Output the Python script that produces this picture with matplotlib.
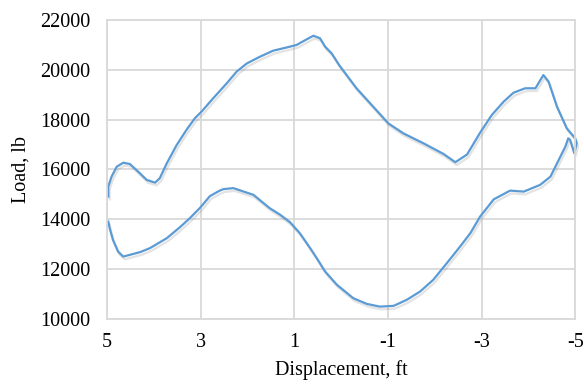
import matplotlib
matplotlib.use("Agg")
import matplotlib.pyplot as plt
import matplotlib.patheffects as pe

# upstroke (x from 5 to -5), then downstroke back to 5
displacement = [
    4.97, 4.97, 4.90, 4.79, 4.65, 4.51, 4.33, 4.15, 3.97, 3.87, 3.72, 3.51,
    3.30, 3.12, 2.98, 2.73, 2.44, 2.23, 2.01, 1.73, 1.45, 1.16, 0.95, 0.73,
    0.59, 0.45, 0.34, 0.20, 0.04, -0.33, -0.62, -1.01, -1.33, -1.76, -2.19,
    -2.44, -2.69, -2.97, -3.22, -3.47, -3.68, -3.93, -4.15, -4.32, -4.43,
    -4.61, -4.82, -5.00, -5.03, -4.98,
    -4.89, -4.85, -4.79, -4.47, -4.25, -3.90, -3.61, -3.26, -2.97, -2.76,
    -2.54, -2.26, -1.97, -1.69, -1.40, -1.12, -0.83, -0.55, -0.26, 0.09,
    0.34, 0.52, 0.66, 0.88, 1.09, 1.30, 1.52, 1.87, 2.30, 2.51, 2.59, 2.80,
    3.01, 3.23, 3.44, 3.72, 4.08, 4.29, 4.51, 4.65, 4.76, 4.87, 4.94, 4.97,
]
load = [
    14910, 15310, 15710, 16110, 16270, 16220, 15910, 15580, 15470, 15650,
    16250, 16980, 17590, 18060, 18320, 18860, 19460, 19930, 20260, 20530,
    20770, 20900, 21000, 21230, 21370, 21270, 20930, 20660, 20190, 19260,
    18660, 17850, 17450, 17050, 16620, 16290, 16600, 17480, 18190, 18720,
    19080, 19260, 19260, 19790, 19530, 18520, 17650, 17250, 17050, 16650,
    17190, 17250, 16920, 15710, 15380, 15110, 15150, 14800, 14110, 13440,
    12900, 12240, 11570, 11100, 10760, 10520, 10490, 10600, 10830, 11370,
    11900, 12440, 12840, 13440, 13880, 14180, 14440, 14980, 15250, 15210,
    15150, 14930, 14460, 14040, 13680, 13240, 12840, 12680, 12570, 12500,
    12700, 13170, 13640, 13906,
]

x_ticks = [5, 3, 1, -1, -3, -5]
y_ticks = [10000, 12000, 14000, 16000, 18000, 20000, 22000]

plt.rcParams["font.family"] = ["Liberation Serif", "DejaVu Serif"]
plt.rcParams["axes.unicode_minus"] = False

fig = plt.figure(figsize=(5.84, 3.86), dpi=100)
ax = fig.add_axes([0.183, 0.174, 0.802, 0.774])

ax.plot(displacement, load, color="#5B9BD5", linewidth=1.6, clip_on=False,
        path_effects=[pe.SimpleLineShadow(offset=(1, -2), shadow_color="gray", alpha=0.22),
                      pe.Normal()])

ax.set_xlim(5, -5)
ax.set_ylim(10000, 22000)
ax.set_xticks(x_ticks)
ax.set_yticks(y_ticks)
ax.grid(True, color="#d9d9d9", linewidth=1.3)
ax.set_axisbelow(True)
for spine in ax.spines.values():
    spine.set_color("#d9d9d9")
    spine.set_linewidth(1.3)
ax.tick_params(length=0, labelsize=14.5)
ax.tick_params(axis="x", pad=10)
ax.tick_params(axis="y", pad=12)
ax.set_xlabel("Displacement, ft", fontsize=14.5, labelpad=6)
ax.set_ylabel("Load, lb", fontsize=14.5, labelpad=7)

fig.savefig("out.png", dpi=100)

**WORK TO COMPLETE**
Give again exactly the lines running from the beginning of the material above through the line that contains "import matplotlib.patheffects as pe", and leave out every picture.

**COMPLETED TASK**
Output the Python script that produces this picture with matplotlib.
import matplotlib
matplotlib.use("Agg")
import matplotlib.pyplot as plt
import matplotlib.patheffects as pe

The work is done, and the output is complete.